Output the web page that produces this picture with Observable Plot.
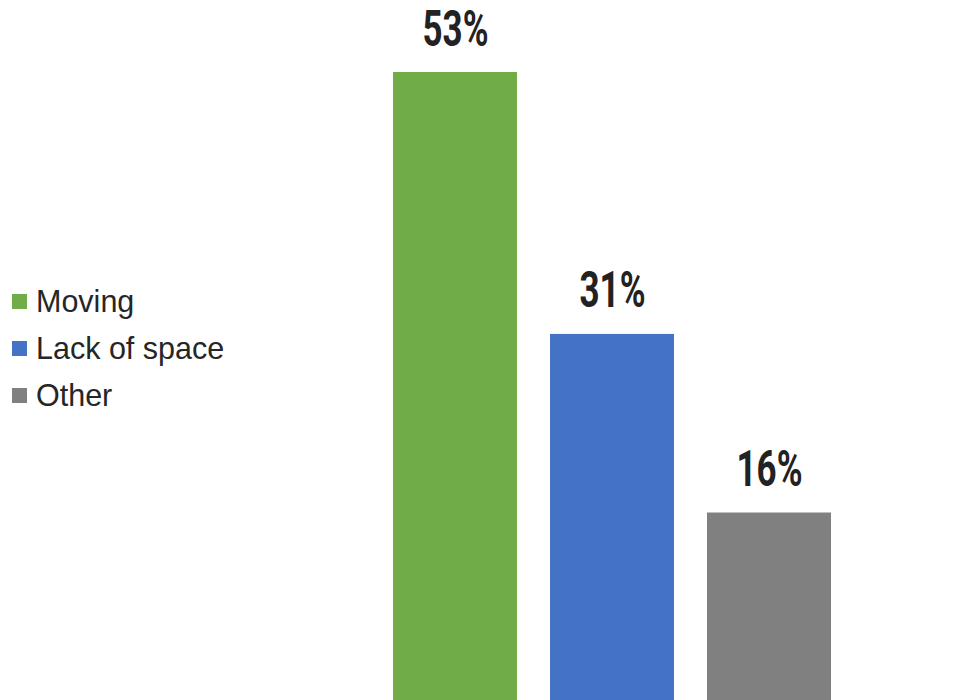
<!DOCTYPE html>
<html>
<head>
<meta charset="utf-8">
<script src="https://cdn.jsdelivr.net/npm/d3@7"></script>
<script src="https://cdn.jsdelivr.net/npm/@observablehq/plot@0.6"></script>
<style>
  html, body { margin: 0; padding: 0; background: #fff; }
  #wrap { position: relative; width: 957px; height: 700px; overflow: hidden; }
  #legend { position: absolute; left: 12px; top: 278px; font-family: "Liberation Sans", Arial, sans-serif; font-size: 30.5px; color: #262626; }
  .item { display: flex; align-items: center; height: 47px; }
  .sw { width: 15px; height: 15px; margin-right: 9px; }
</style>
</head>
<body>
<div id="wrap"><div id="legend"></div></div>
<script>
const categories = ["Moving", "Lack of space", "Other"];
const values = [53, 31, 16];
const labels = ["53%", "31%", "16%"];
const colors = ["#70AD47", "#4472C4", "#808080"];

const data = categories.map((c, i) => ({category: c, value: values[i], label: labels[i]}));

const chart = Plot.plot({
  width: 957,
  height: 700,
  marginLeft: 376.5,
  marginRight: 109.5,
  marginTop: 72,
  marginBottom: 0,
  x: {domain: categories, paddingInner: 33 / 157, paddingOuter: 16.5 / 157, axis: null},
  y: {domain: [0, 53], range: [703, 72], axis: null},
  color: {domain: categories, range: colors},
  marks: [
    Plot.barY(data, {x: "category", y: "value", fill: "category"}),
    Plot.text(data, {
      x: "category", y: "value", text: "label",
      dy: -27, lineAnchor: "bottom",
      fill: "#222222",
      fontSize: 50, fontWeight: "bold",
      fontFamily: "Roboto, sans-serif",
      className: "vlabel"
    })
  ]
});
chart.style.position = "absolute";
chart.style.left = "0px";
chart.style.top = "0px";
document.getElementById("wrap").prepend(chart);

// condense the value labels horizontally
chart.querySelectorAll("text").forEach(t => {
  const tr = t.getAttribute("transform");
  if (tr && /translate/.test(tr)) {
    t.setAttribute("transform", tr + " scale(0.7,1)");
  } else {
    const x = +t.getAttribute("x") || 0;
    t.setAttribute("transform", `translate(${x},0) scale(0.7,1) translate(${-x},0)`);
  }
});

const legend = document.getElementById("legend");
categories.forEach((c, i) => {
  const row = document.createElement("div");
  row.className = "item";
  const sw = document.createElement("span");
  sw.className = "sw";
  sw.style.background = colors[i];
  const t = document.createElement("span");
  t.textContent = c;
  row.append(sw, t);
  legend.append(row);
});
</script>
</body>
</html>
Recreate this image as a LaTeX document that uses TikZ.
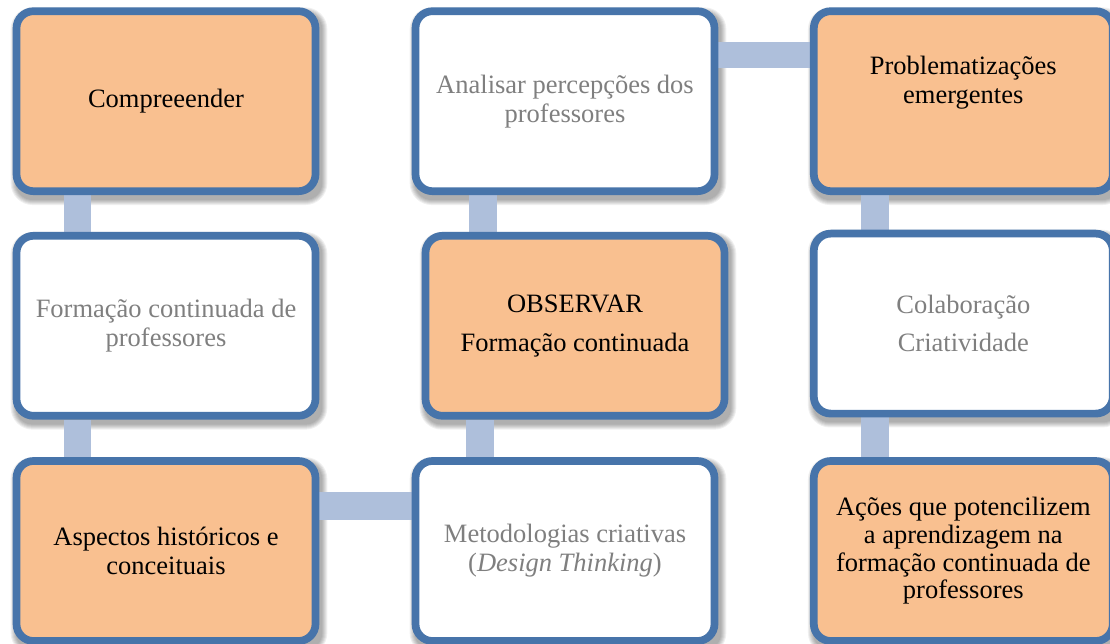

**********

» **WHAT THE TASK REQUIRES**
Reproduce each line exactly as it appears, omitting the pictures.

» **RESULT BELOW**
Output the web page that produces this picture with Observable Plot.
<!DOCTYPE html>
<html>
<head>
<meta charset="utf-8">
<script src="https://cdn.jsdelivr.net/npm/d3@7"></script>
<script src="https://cdn.jsdelivr.net/npm/@observablehq/plot@0.6"></script>
<style>
  html, body { margin: 0; padding: 0; background: #fff; }
  #wrap { position: relative; width: 957px; height: 700px; overflow: hidden; }
  #legend { position: absolute; left: 12px; top: 278px; font-family: "Liberation Sans", Arial, sans-serif; font-size: 30.5px; color: #262626; }
  .item { display: flex; align-items: center; height: 47px; }
  .sw { width: 15px; height: 15px; margin-right: 9px; }
</style>
</head>
<body>
<div id="wrap"><div id="legend"></div></div>
<script>
const categories = ["Moving", "Lack of space", "Other"];
const values = [53, 31, 16];
const labels = ["53%", "31%", "16%"];
const colors = ["#70AD47", "#4472C4", "#808080"];

const data = categories.map((c, i) => ({category: c, value: values[i], label: labels[i]}));

const chart = Plot.plot({
  width: 957,
  height: 700,
  marginLeft: 376.5,
  marginRight: 109.5,
  marginTop: 72,
  marginBottom: 0,
  x: {domain: categories, paddingInner: 33 / 157, paddingOuter: 16.5 / 157, axis: null},
  y: {domain: [0, 53], range: [703, 72], axis: null},
  color: {domain: categories, range: colors},
  marks: [
    Plot.barY(data, {x: "category", y: "value", fill: "category"}),
    Plot.text(data, {
      x: "category", y: "value", text: "label",
      dy: -27, lineAnchor: "bottom",
      fill: "#222222",
      fontSize: 50, fontWeight: "bold",
      fontFamily: "Roboto, sans-serif",
      className: "vlabel"
    })
  ]
});
chart.style.position = "absolute";
chart.style.left = "0px";
chart.style.top = "0px";
document.getElementById("wrap").prepend(chart);

// condense the value labels horizontally
chart.querySelectorAll("text").forEach(t => {
  const tr = t.getAttribute("transform");
  if (tr && /translate/.test(tr)) {
    t.setAttribute("transform", tr + " scale(0.7,1)");
  } else {
    const x = +t.getAttribute("x") || 0;
    t.setAttribute("transform", `translate(${x},0) scale(0.7,1) translate(${-x},0)`);
  }
});

const legend = document.getElementById("legend");
categories.forEach((c, i) => {
  const row = document.createElement("div");
  row.className = "item";
  const sw = document.createElement("span");
  sw.className = "sw";
  sw.style.background = colors[i];
  const t = document.createElement("span");
  t.textContent = c;
  row.append(sw, t);
  legend.append(row);
});
</script>
</body>
</html>
Recreate this image as a LaTeX document that uses TikZ.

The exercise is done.